## CHALLENGE
Restate the data word for word and leave the images out.
─── DATA BLOCK
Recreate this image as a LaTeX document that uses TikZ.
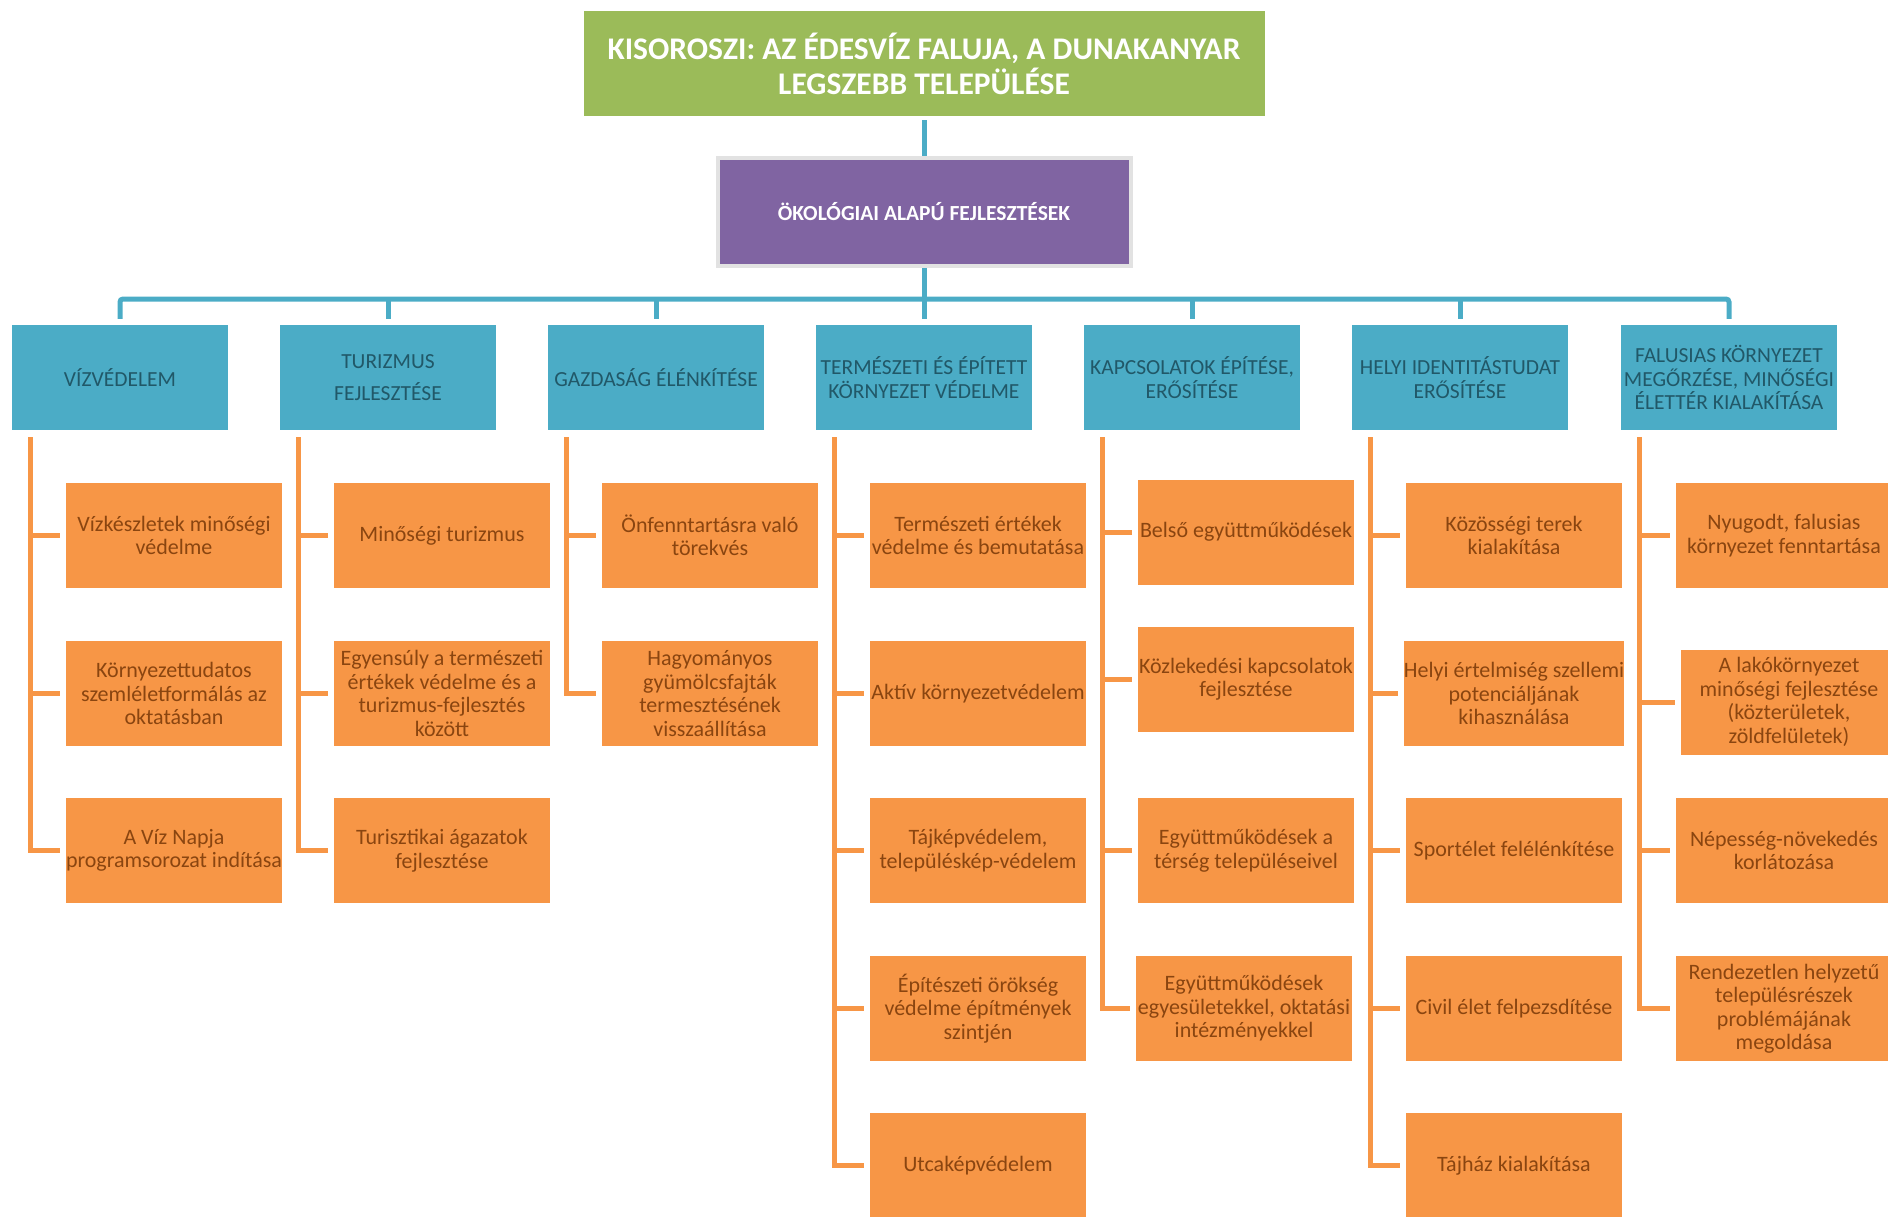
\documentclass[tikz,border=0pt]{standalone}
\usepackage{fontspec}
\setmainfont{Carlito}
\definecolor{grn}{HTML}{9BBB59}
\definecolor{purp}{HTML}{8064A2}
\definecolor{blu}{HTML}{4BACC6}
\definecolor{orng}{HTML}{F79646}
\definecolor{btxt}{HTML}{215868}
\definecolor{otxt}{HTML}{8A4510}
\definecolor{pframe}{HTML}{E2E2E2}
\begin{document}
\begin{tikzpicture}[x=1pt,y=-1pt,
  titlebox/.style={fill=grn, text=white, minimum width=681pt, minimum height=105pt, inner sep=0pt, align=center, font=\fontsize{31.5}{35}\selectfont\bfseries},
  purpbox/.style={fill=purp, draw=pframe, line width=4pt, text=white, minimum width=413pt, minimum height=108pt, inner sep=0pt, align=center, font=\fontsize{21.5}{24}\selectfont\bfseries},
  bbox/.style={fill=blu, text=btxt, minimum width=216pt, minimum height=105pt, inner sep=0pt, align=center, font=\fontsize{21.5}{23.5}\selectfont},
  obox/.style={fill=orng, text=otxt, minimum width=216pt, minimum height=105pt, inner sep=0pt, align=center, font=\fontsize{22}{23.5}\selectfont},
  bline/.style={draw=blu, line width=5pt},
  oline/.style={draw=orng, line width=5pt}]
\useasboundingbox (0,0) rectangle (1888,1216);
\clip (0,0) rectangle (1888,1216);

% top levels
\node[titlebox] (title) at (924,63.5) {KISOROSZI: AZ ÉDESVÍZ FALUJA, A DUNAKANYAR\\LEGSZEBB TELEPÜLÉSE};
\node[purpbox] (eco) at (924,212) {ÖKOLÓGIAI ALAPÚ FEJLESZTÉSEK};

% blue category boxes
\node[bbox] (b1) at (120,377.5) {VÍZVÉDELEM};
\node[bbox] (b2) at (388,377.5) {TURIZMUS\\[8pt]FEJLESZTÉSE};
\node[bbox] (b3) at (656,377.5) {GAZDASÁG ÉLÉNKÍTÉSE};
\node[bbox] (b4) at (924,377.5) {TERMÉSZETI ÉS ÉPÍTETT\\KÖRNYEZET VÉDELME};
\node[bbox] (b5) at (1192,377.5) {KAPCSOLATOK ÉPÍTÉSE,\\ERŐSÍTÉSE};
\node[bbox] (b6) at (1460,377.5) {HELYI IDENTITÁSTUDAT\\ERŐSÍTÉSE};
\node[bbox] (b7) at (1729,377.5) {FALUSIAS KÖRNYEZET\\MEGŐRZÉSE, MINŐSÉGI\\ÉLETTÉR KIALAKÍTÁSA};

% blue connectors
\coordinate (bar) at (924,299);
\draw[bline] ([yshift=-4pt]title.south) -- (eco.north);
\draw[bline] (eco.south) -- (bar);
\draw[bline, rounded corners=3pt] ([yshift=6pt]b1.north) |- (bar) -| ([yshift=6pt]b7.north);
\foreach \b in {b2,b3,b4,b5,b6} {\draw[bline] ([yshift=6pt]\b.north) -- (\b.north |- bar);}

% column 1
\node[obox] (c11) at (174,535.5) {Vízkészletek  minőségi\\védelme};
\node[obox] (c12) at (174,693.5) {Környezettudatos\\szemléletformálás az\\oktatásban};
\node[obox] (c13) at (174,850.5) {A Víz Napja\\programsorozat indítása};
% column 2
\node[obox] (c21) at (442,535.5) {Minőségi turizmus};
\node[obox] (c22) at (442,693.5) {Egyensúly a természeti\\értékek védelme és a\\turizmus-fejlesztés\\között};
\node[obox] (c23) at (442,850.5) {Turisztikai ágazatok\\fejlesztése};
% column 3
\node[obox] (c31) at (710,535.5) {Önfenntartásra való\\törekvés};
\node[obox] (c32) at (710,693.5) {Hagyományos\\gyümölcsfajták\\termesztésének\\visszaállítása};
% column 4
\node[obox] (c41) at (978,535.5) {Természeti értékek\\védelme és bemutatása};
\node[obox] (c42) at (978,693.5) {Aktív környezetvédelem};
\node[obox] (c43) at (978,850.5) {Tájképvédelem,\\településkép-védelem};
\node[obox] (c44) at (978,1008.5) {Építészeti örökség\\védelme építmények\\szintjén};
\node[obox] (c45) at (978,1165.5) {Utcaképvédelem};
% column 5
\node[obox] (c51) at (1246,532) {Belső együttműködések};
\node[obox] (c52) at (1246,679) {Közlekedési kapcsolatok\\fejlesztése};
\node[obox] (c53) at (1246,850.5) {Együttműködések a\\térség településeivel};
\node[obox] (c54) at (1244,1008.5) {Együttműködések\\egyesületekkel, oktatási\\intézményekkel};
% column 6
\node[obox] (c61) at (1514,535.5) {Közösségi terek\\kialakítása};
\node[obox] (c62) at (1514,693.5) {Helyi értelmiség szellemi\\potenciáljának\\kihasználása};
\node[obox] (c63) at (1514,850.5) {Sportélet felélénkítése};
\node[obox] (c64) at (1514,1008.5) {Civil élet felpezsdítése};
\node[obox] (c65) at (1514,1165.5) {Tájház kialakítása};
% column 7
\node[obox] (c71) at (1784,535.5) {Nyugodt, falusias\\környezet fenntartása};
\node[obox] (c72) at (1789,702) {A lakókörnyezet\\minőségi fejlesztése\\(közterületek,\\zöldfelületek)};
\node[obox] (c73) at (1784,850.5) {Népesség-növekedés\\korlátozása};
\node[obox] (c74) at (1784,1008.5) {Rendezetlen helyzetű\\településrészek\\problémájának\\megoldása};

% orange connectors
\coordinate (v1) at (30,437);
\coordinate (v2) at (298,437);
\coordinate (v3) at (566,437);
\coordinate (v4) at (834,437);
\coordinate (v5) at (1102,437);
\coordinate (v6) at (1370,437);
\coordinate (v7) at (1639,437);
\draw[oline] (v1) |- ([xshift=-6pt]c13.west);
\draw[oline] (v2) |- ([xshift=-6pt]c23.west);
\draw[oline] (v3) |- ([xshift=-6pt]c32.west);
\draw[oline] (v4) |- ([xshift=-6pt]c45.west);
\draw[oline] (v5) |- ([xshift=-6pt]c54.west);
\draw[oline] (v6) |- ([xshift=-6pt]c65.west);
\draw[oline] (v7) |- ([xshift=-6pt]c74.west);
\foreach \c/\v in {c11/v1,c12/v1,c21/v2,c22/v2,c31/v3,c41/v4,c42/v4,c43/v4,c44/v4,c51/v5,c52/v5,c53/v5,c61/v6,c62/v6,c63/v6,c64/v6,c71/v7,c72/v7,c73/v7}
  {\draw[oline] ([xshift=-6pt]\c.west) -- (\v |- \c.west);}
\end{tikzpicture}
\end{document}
──────
## ANSWER TO THIS EXERCISE
Recreate this image as a LaTeX document that uses TikZ.
\documentclass[tikz,border=0pt]{standalone}
\usepackage{fontspec}
\setmainfont{Carlito}
\definecolor{grn}{HTML}{9BBB59}
\definecolor{purp}{HTML}{8064A2}
\definecolor{blu}{HTML}{4BACC6}
\definecolor{orng}{HTML}{F79646}
\definecolor{btxt}{HTML}{215868}
\definecolor{otxt}{HTML}{8A4510}
\definecolor{pframe}{HTML}{E2E2E2}
\begin{document}
\begin{tikzpicture}[x=1pt,y=-1pt,
  titlebox/.style={fill=grn, text=white, minimum width=681pt, minimum height=105pt, inner sep=0pt, align=center, font=\fontsize{31.5}{35}\selectfont\bfseries},
  purpbox/.style={fill=purp, draw=pframe, line width=4pt, text=white, minimum width=413pt, minimum height=108pt, inner sep=0pt, align=center, font=\fontsize{21.5}{24}\selectfont\bfseries},
  bbox/.style={fill=blu, text=btxt, minimum width=216pt, minimum height=105pt, inner sep=0pt, align=center, font=\fontsize{21.5}{23.5}\selectfont},
  obox/.style={fill=orng, text=otxt, minimum width=216pt, minimum height=105pt, inner sep=0pt, align=center, font=\fontsize{22}{23.5}\selectfont},
  bline/.style={draw=blu, line width=5pt},
  oline/.style={draw=orng, line width=5pt}]
\useasboundingbox (0,0) rectangle (1888,1216);
\clip (0,0) rectangle (1888,1216);

% top levels
\node[titlebox] (title) at (924,63.5) {KISOROSZI: AZ ÉDESVÍZ FALUJA, A DUNAKANYAR\\LEGSZEBB TELEPÜLÉSE};
\node[purpbox] (eco) at (924,212) {ÖKOLÓGIAI ALAPÚ FEJLESZTÉSEK};

% blue category boxes
\node[bbox] (b1) at (120,377.5) {VÍZVÉDELEM};
\node[bbox] (b2) at (388,377.5) {TURIZMUS\\[8pt]FEJLESZTÉSE};
\node[bbox] (b3) at (656,377.5) {GAZDASÁG ÉLÉNKÍTÉSE};
\node[bbox] (b4) at (924,377.5) {TERMÉSZETI ÉS ÉPÍTETT\\KÖRNYEZET VÉDELME};
\node[bbox] (b5) at (1192,377.5) {KAPCSOLATOK ÉPÍTÉSE,\\ERŐSÍTÉSE};
\node[bbox] (b6) at (1460,377.5) {HELYI IDENTITÁSTUDAT\\ERŐSÍTÉSE};
\node[bbox] (b7) at (1729,377.5) {FALUSIAS KÖRNYEZET\\MEGŐRZÉSE, MINŐSÉGI\\ÉLETTÉR KIALAKÍTÁSA};

% blue connectors
\coordinate (bar) at (924,299);
\draw[bline] ([yshift=-4pt]title.south) -- (eco.north);
\draw[bline] (eco.south) -- (bar);
\draw[bline, rounded corners=3pt] ([yshift=6pt]b1.north) |- (bar) -| ([yshift=6pt]b7.north);
\foreach \b in {b2,b3,b4,b5,b6} {\draw[bline] ([yshift=6pt]\b.north) -- (\b.north |- bar);}

% column 1
\node[obox] (c11) at (174,535.5) {Vízkészletek  minőségi\\védelme};
\node[obox] (c12) at (174,693.5) {Környezettudatos\\szemléletformálás az\\oktatásban};
\node[obox] (c13) at (174,850.5) {A Víz Napja\\programsorozat indítása};
% column 2
\node[obox] (c21) at (442,535.5) {Minőségi turizmus};
\node[obox] (c22) at (442,693.5) {Egyensúly a természeti\\értékek védelme és a\\turizmus-fejlesztés\\között};
\node[obox] (c23) at (442,850.5) {Turisztikai ágazatok\\fejlesztése};
% column 3
\node[obox] (c31) at (710,535.5) {Önfenntartásra való\\törekvés};
\node[obox] (c32) at (710,693.5) {Hagyományos\\gyümölcsfajták\\termesztésének\\visszaállítása};
% column 4
\node[obox] (c41) at (978,535.5) {Természeti értékek\\védelme és bemutatása};
\node[obox] (c42) at (978,693.5) {Aktív környezetvédelem};
\node[obox] (c43) at (978,850.5) {Tájképvédelem,\\településkép-védelem};
\node[obox] (c44) at (978,1008.5) {Építészeti örökség\\védelme építmények\\szintjén};
\node[obox] (c45) at (978,1165.5) {Utcaképvédelem};
% column 5
\node[obox] (c51) at (1246,532) {Belső együttműködések};
\node[obox] (c52) at (1246,679) {Közlekedési kapcsolatok\\fejlesztése};
\node[obox] (c53) at (1246,850.5) {Együttműködések a\\térség településeivel};
\node[obox] (c54) at (1244,1008.5) {Együttműködések\\egyesületekkel, oktatási\\intézményekkel};
% column 6
\node[obox] (c61) at (1514,535.5) {Közösségi terek\\kialakítása};
\node[obox] (c62) at (1514,693.5) {Helyi értelmiség szellemi\\potenciáljának\\kihasználása};
\node[obox] (c63) at (1514,850.5) {Sportélet felélénkítése};
\node[obox] (c64) at (1514,1008.5) {Civil élet felpezsdítése};
\node[obox] (c65) at (1514,1165.5) {Tájház kialakítása};
% column 7
\node[obox] (c71) at (1784,535.5) {Nyugodt, falusias\\környezet fenntartása};
\node[obox] (c72) at (1789,702) {A lakókörnyezet\\minőségi fejlesztése\\(közterületek,\\zöldfelületek)};
\node[obox] (c73) at (1784,850.5) {Népesség-növekedés\\korlátozása};
\node[obox] (c74) at (1784,1008.5) {Rendezetlen helyzetű\\településrészek\\problémájának\\megoldása};

% orange connectors
\coordinate (v1) at (30,437);
\coordinate (v2) at (298,437);
\coordinate (v3) at (566,437);
\coordinate (v4) at (834,437);
\coordinate (v5) at (1102,437);
\coordinate (v6) at (1370,437);
\coordinate (v7) at (1639,437);
\draw[oline] (v1) |- ([xshift=-6pt]c13.west);
\draw[oline] (v2) |- ([xshift=-6pt]c23.west);
\draw[oline] (v3) |- ([xshift=-6pt]c32.west);
\draw[oline] (v4) |- ([xshift=-6pt]c45.west);
\draw[oline] (v5) |- ([xshift=-6pt]c54.west);
\draw[oline] (v6) |- ([xshift=-6pt]c65.west);
\draw[oline] (v7) |- ([xshift=-6pt]c74.west);
\foreach \c/\v in {c11/v1,c12/v1,c21/v2,c22/v2,c31/v3,c41/v4,c42/v4,c43/v4,c44/v4,c51/v5,c52/v5,c53/v5,c61/v6,c62/v6,c63/v6,c64/v6,c71/v7,c72/v7,c73/v7}
  {\draw[oline] ([xshift=-6pt]\c.west) -- (\v |- \c.west);}
\end{tikzpicture}
\end{document}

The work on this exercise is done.